Promotional single by Thomas Rhett featuring Tyler Hubbard and Russell Dickerson

from the album Where We Started
- Released: March 4, 2022
- Genre: Country
- Length: 3:51
- Label: Valory
- Songwriters: Ashley Gorley; Thomas Rhett; Zach Crowell;
- Producers: Dann Huff; Jesse Frasure;

Thomas Rhett chronology
| "Slow Down Summer" (2021) | "Death Row" (2022) | "Praise the Lord" (2022) |

Tyler Hubbard chronology
| Undivided (2021) | Death Row (2022) | 5 Foot 9 (2022) |

Russell Dickerson chronology
| Home Sweet (2021) | Death Row (2022) | She Likes It (2022) |

Music video
- "Death Row" on YouTube

= Death Row (song) =

2022 song by Thomas Rhett, Tyler Hubbard, and Russell Dickerson

"Death Row" is a song by American country music singer Thomas Rhett, featuring Tyler Hubbard and Russell Dickerson. It was released on March 4, 2022, as a promotional single from Rhett's sixth studio album, Where We Started. The song was written by Rhett, Ashley Gorley, and Zach Crowell, and produced by Dann Huff and Jesse Frasure. The song was inspired after the artists performed for men on death row.

==Background==
In 2019, Rhett, Hubbard, and Dickerson went to visit a men's prison in Nashville where they performed for about thirty people on death row during Christmastime. They were invited by their friend, Al Andrews, who does prison ministry. During the visit, one man sang "Amazing Grace", which Rhett described as "a strange spiritual experience" that "put life into such a weird perspective" and reminded him of the fragility of life. Dickerson stated that the day changed their lives and described the experience as "humbling, raw and a total God moment." Hubbard said the experience was "extremely encouraging and eye-opening and fulfilling." Hubbard noted "We just wanted to serve and invest into these guys' lives, and it turns out it felt like we left there and they invested in our life."

Shortly after their visit, Rhett was finishing up a co-writing session with Ashley Gorley and Zach Crowell when he brought up his experience visiting death row and they ended up writing a song about his experience. Rhett did not expect to put the song on one of his albums and said it was "terrifying" to put the song on Where We Started. Of the songwriting experience, Rhett stated "For me, it was just a therapy session, and the only way I knew how to put into words what that day meant." Rhett sent the song to Hubbard and Dickerson to get their approval and to fact-check the experience. Later, family and friends encouraged Rhett to record the song, so he reached out to Hubbard and Dickerson, who agreed to sing on the song.

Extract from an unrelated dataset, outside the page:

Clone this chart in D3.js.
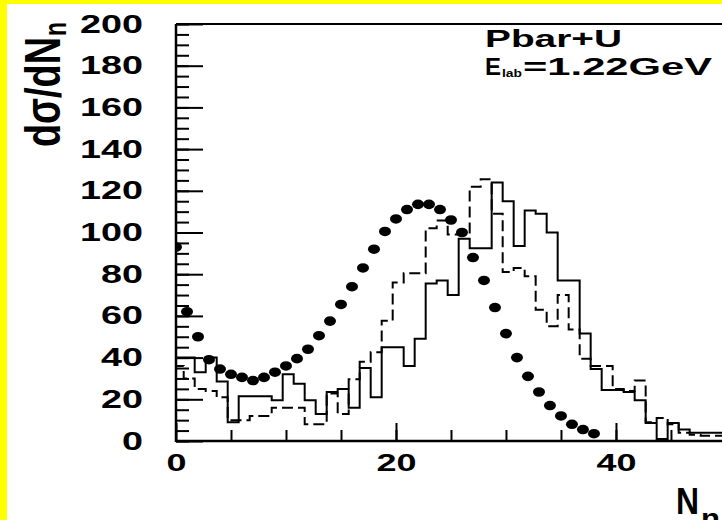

In August 2020, Rhett, Hubbard, and Dickerson released video clips of the song on Instagram. The song was released on March 4, 2022, as the fifth single of the album.

==Videos==
The song and lyric video were released on March 4, 2022. The lyric video, which was released on Rhett's YouTube page, features Rhett, Hubbard, and Dickerson playing guitar by themselves with superimposed lyrics. Rhett also released a video on his YouTube page titled "Death Row (Story Behind The Song)". In the video, Rhett describes their visit to death row, the impact that the visit had on him, and the process of writing the song.

==Critical reception==
Stephen Thomas Erlewine of AllMusic criticized "Death Row" for its lyrics and Hubbard's vocals.

Charley Conroy, in The Heights wrote that "Death Row" "includes Rhett's most striking lyricism and storytelling of any song on the album."